#### Dataset content ####

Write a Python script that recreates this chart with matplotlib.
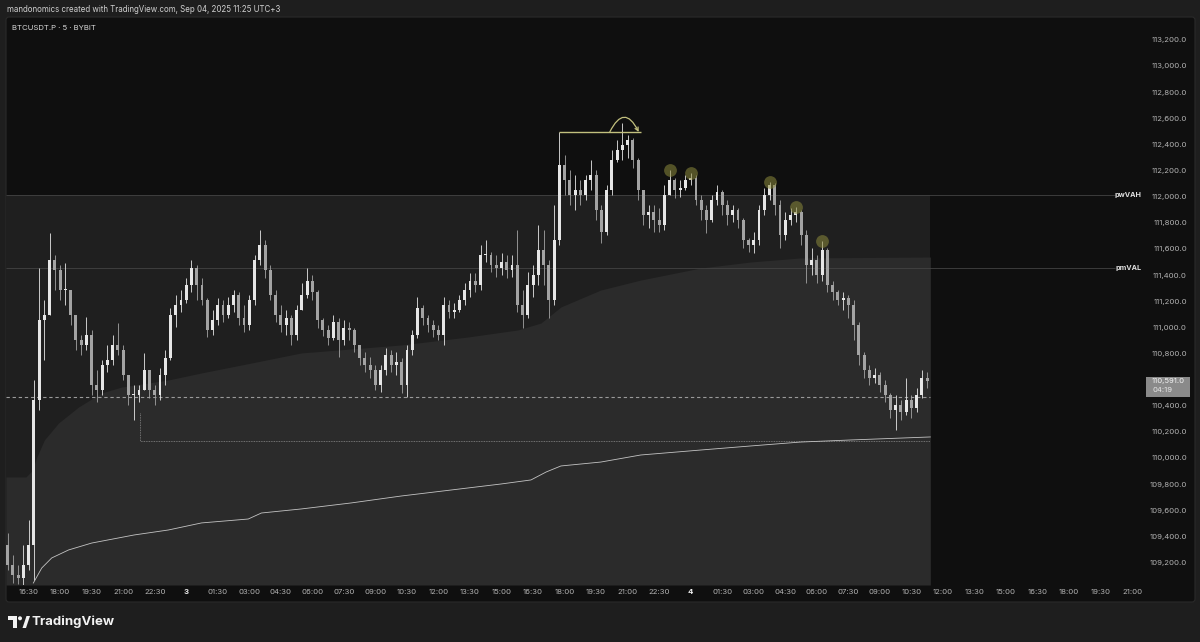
import numpy as np
import matplotlib.pyplot as plt
import matplotlib.transforms as mtransforms
from matplotlib.patches import FancyBboxPatch, Rectangle, Polygon, Circle

# --- styling ---
plt.rcParams['font.family'] = ['Inter', 'DejaVu Sans']
BG_OUTER = '#1e1e1e'
BG_CHART = '#0f0f0f'
BOX_UPPER = '#1f1f1f'
BOX_LOWER = '#2b2b2b'
UP_COLOR = '#e6e6e6'
DOWN_COLOR = '#a3a3a3'
AXIS_TEXT = '#b2b2b2'
MARK_COLOR = '#c2c07e'

# --- data: BTCUSDT.P, 15-minute candles from Sep 2 15:30 to Sep 4 11:15 ---
FIRST_OPEN = 109334
CLOSES = [
    109181, 109105, 109081, 109181, 109334, 110444, 111056, 111094, 111515, 111439,
    111286, 111286, 111094, 110903, 110865, 110941, 110559, 110520, 110712, 110750,
    110865, 110827, 110635, 110482, 110482, 110520, 110673, 110520, 110482, 110635,
    110765, 111094, 111171, 111209, 111324, 111454, 111324, 111209, 110980, 111056,
    111171, 111094, 111171, 111248, 111071, 111018, 111209, 111515, 111630, 111439,
    111248, 111094, 111018, 111071, 110941, 111133, 111248, 111355, 111271, 111056,
    110980, 110918, 111041, 110903, 110995, 110980, 110865, 110765, 110712, 110673,
    110559, 110673, 110788, 110712, 110735, 110559, 110827, 110941, 111148, 111071,
    111018, 110980, 110941, 111171, 111117, 111133, 111209, 111286, 111355, 111324,
    111554, 111554, 111477, 111454, 111500, 111439, 111477, 111171, 111094, 111324,
    111401, 111592, 111477, 111209, 111669, 112243, 112128, 112013, 112051, 112013,
    112128, 112166, 111898, 111730, 112051, 112281, 112357, 112396, 112434, 112281,
    112051, 111860, 111883, 111822, 111783, 112013, 112128, 112051, 112067, 112128,
    112143, 111975, 111898, 111822, 111975, 112036, 111936, 111860, 111898, 111822,
    111669, 111630, 111669, 111898, 112013, 112090, 111936, 111707, 111822, 111860,
    111883, 111707, 111477, 111515, 111401, 111592, 111324, 111271, 111209, 111225,
    111171, 111018, 110788, 110673, 110612, 110635, 110559, 110482, 110367, 110406,
    110352, 110444, 110383, 110482, 110612, 110591,
]
HIGHS = [
    109426, 109258, 109181, 109334, 109526, 110597, 111454, 111209, 111722, 111554,
    111477, 111493, 111286, 111056, 110941, 111079, 110980, 110673, 110750, 110865,
    110941, 111033, 110865, 110597, 110559, 110559, 110804, 110673, 110559, 110689,
    110827, 111148, 111248, 111286, 111378, 111515, 111477, 111378, 111225, 111133,
    111225, 111209, 111232, 111286, 111271, 111171, 111248, 111554, 111745, 111669,
    111477, 111286, 111171, 111133, 111094, 111171, 111339, 111454, 111401, 111286,
    111071, 111018, 111094, 111071, 111056, 111041, 110995, 110865, 110811, 110773,
    110712, 110712, 110842, 110827, 110811, 110765, 110865, 110980, 111232, 111171,
    111094, 111056, 111018, 111232, 111209, 111186, 111248, 111339, 111416, 111416,
    111630, 111669, 111577, 111554, 111569, 111554, 111554, 111745, 111286, 111424,
    111477, 111783, 111745, 111515, 111936, 112495, 112319, 112204, 112166, 112128,
    112166, 112281, 112204, 111936, 112090, 112357, 112434, 112564, 112472, 112449,
    112296, 112051, 111936, 111936, 111913, 112090, 112204, 112143, 112128, 112166,
    112181, 112166, 112013, 111936, 112013, 112090, 112051, 111975, 111936, 111913,
    111837, 111684, 111730, 111936, 112067, 112110, 112105, 111975, 111883, 111913,
    111921, 111898, 111745, 111607, 111554, 111661, 111607, 111355, 111286, 111271,
    111248, 111209, 111041, 110811, 110712, 110689, 110658, 110597, 110498, 110482,
    110444, 110612, 110482, 110536, 110673, 110658,
]
LOWS = [
    109143, 109043, 109035, 109030, 109143, 109066, 110367, 110750, 111133, 111286,
    111209, 111171, 111018, 110827, 110788, 110827, 110482, 110429, 110482, 110658,
    110712, 110788, 110597, 110406, 110291, 110429, 110559, 110459, 110406, 110444,
    110559, 110750, 111003, 111117, 111186, 111271, 111209, 111171, 110926, 110941,
    111018, 111041, 111071, 111117, 111018, 110964, 110980, 111171, 111477, 111378,
    111209, 111041, 110964, 110941, 110865, 110903, 111133, 111225, 111209, 110995,
    110934, 110865, 110903, 110773, 110865, 110903, 110811, 110712, 110658, 110612,
    110520, 110505, 110635, 110658, 110635, 110498, 110467, 110788, 110918, 111018,
    110964, 110926, 110903, 110865, 111071, 111071, 111117, 111171, 111232, 111271,
    111286, 111500, 111424, 111386, 111401, 111378, 111386, 111117, 110995, 111071,
    111232, 111324, 111324, 111071, 111171, 111630, 112013, 111936, 111898, 111936,
    111975, 112051, 111822, 111646, 111707, 112013, 112266, 112281, 112296, 112220,
    111975, 111783, 111760, 111730, 111730, 111745, 112013, 111990, 111998, 112051,
    112090, 111936, 111822, 111722, 111806, 111936, 111860, 111783, 111806, 111760,
    111607, 111577, 111569, 111630, 111860, 111975, 111860, 111607, 111669, 111783,
    111806, 111630, 111339, 111401, 111339, 111355, 111271, 111209, 111171, 111133,
    111071, 110903, 110712, 110612, 110559, 110574, 110505, 110429, 110306, 110214,
    110291, 110329, 110306, 110352, 110459, 110536,
]

# session VWAP (candle index, price)
VWAP_IDX = [4.9, 6.5, 8.4, 11.6, 16.0, 24.1, 30.6, 36.9, 45.8, 48.3, 55.9, 65.4, 74.9,
            84.4, 93.9, 99.6, 102.5, 105.3, 112.9, 120.5, 131.9, 141.4, 150.9, 160.5, 175.6]
VWAP_PRICE = [109043, 109158, 109235, 109296, 109349, 109411, 109449, 109503, 109533,
              109579, 109610, 109656, 109709, 109755, 109801, 109832, 109893, 109939,
              109969, 110023, 110061, 110092, 110122, 110138, 110161]

# developing profile boundary inside the value box
PROFILE_IDX = [-0.3, 3.5, 4.6, 5.6, 7.0, 9.7, 13.5, 17.9, 21.7, 30.6, 36.9, 46.4, 55.9, 74.9,
               87.6, 97.1, 101.5, 105.3, 112.9, 120.5, 131.9, 141.4, 150.9, 175.6]
PROFILE_PRICE = [109855, 109855, 109900, 110010, 110138, 110268, 110390, 110498, 110543,
                 110597, 110651, 110727, 110804, 110865, 110926, 110980, 111033, 111156,
                 111286, 111362, 111454, 111500, 111531, 111538]

PW_VAH = 112013
PM_VAL = 111452
DASH_LEVEL = 110469
DOT_LEVEL = 110130
DOT_TOP = 110344
DOT_START = 25.2
BOX_RIGHT = 175.6
LEVEL_RIGHT = 210.7

SWING_IDX = [126, 130, 145, 150, 155]     # marked lower highs
SWEEP_FROM, SWEEP_TO = 105, 120.5        # swing high line
ARC_FROM, ARC_TO = 114.6, 120.1

PRICE_TICKS = [109200, 109400, 109600, 109800, 110000, 110200, 110400, 110600, 110800,
               111000, 111200, 111400, 111600, 111800, 112000, 112200, 112400, 112600,
               112800, 113000, 113200]
TIME_LABELS = ['16:30', '18:00', '19:30', '21:00', '22:30', '3', '01:30', '03:00', '04:30',
               '06:00', '07:30', '09:00', '10:30', '12:00', '13:30', '15:00', '16:30', '18:00',
               '19:30', '21:00', '22:30', '4', '01:30', '03:00', '04:30', '06:00', '07:30',
               '09:00', '10:30', '12:00', '13:30', '15:00', '16:30', '18:00', '19:30', '21:00']

Y_MIN, Y_MAX = 109028, 113375

fig = plt.figure(figsize=(12, 6.42), dpi=100, facecolor=BG_OUTER)

# pixel-space layer for frame, header and footer
deco = fig.add_axes([0, 0, 1, 1], zorder=0)
deco.set_xlim(0, 1200)
deco.set_ylim(642, 0)
deco.axis('off')
deco.add_patch(FancyBboxPatch((6, 17), 1189, 585, boxstyle='round,pad=0,rounding_size=3',
                              facecolor=BG_CHART, edgecolor='#2a2a2a', linewidth=0.8))
deco.text(7, 9, 'mandonomics created with TradingView.com, Sep 04, 2025 11:25 UTC+3',
          color='#d0d0d0', fontsize=5.7, va='center')
deco.text(12, 27.5, 'BTCUSDT.P · 5 · BYBIT', color='#d8d8d8', fontsize=5.6, va='center')
deco.text(32, 622, 'TradingView', color='#f2f2f2', fontsize=9.5, fontweight='bold', va='center')
deco.add_patch(Polygon([[8, 616], [17, 616], [17, 628], [13, 628], [13, 620], [8, 620]],
                       color='#f2f2f2', lw=0))
deco.add_patch(Circle((20, 618.3), 2, color='#f2f2f2', lw=0))
deco.add_patch(Polygon([[22.5, 628], [26.5, 616], [30, 616], [26, 628]], color='#f2f2f2', lw=0))

# main chart
ax = fig.add_axes([6 / 1200, (642 - 585) / 642, (1140 - 6) / 1200, (585 - 17) / 642], zorder=1)
ax.set_facecolor('none')
ax.set_xlim(-0.3, 215.5)
ax.set_ylim(Y_MIN, Y_MAX)
trans = mtransforms.blended_transform_factory(ax.transAxes, ax.transData)

# value box + developing profile
ax.fill_between([-0.3, BOX_RIGHT], Y_MIN, PW_VAH, color=BOX_UPPER, lw=0, zorder=1)
ax.fill_between(PROFILE_IDX, Y_MIN, PROFILE_PRICE, color=BOX_LOWER, lw=0, zorder=1.1)

# levels
ax.hlines([PW_VAH, PM_VAL], -0.3, LEVEL_RIGHT, color='#434343', lw=0.6, zorder=2)
ax.hlines(DASH_LEVEL, -0.3, BOX_RIGHT, color='#9a9a9a', lw=0.8, linestyles=(0, (3, 2.5)), zorder=3)
ax.plot([DOT_START, DOT_START, BOX_RIGHT], [DOT_TOP, DOT_LEVEL, DOT_LEVEL],
        color='#8a8a8a', lw=0.6, ls=(0, (1, 1)), zorder=3)
ax.text(1.001, PW_VAH, 'pwVAH', transform=trans, ha='right', va='center',
        fontsize=5.2, fontweight='bold', color='#e0e0e0', clip_on=False)
ax.text(1.001, PM_VAL, 'pmVAL', transform=trans, ha='right', va='center',
        fontsize=5.2, fontweight='bold', color='#e0e0e0', clip_on=False)

# vwap
ax.plot(VWAP_IDX, VWAP_PRICE, color='#c4c4c4', lw=0.6, zorder=3)

# candles
closes = np.array(CLOSES)
opens = np.r_[FIRST_OPEN, closes[:-1]]
highs = np.maximum(np.array(HIGHS), np.maximum(opens, closes))
lows = np.minimum(np.array(LOWS), np.minimum(opens, closes))
idx = np.arange(len(closes))
colors = np.where(closes >= opens, UP_COLOR, DOWN_COLOR)
ax.vlines(idx, lows, highs, colors=colors, lw=0.6, zorder=4)
ax.bar(idx, np.maximum(np.abs(closes - opens), 8), bottom=np.minimum(opens, closes),
       width=0.55, color=colors, lw=0, zorder=4)

# annotations
ax.scatter(idx[SWING_IDX], highs[SWING_IDX], s=85, color='#8c8a3c', alpha=0.55, lw=0, zorder=5)
sweep = highs[SWEEP_FROM]
ax.hlines(sweep, SWEEP_FROM, SWEEP_TO, color=MARK_COLOR, lw=1, zorder=6)
ax.annotate('', xy=(ARC_TO, sweep), xytext=(ARC_FROM, sweep), zorder=6,
            arrowprops=dict(arrowstyle='->', color=MARK_COLOR, lw=0.9, mutation_scale=6,
                            connectionstyle='arc3,rad=-1.0', shrinkA=0, shrinkB=0))

# last price tag
last = closes[-1]
ax.add_patch(Rectangle((1.0053, last - 122), 0.0388, 152, transform=trans,
                       facecolor='#8a8a8a', lw=0, clip_on=False, zorder=6))
ax.text(1.0106, last, f'{last:,.1f}', transform=trans, fontsize=5.5, color='#f4f4f4',
        va='center', ha='left', clip_on=False, zorder=7)
ax.text(1.0106, last - 70, '04:19', transform=trans, fontsize=5.5, color='#e6e6e6',
        va='center', ha='left', clip_on=False, zorder=7)

# axes
ax.yaxis.tick_right()
ax.set_yticks(PRICE_TICKS)
ax.set_yticklabels([f'{v:,.1f}' for v in PRICE_TICKS])
ax.tick_params(axis='y', length=0, pad=33.8, labelsize=5.6, labelcolor=AXIS_TEXT)
for lab in ax.get_yticklabels():
    lab.set_horizontalalignment('right')

ax.set_xticks([4 + 6 * k for k in range(len(TIME_LABELS))])
ax.set_xticklabels(TIME_LABELS)
ax.tick_params(axis='x', length=0, pad=3, labelsize=5.6, labelcolor=AXIS_TEXT)
for lab in ax.get_xticklabels():
    if lab.get_text() in ('3', '4'):
        lab.set_fontweight('bold')
        lab.set_color('#f0f0f0')

for s in ax.spines.values():
    s.set_visible(False)

fig.savefig('out.png', dpi=100, facecolor=fig.get_facecolor())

####

Copy nothing but the lines from the first one in the listing through the line with "MARK_COLOR = '#c2c07e'", and omit the pictures.

Write a Python script that recreates this chart with matplotlib.
import numpy as np
import matplotlib.pyplot as plt
import matplotlib.transforms as mtransforms
from matplotlib.patches import FancyBboxPatch, Rectangle, Polygon, Circle

# --- styling ---
plt.rcParams['font.family'] = ['Inter', 'DejaVu Sans']
BG_OUTER = '#1e1e1e'
BG_CHART = '#0f0f0f'
BOX_UPPER = '#1f1f1f'
BOX_LOWER = '#2b2b2b'
UP_COLOR = '#e6e6e6'
DOWN_COLOR = '#a3a3a3'
AXIS_TEXT = '#b2b2b2'
MARK_COLOR = '#c2c07e'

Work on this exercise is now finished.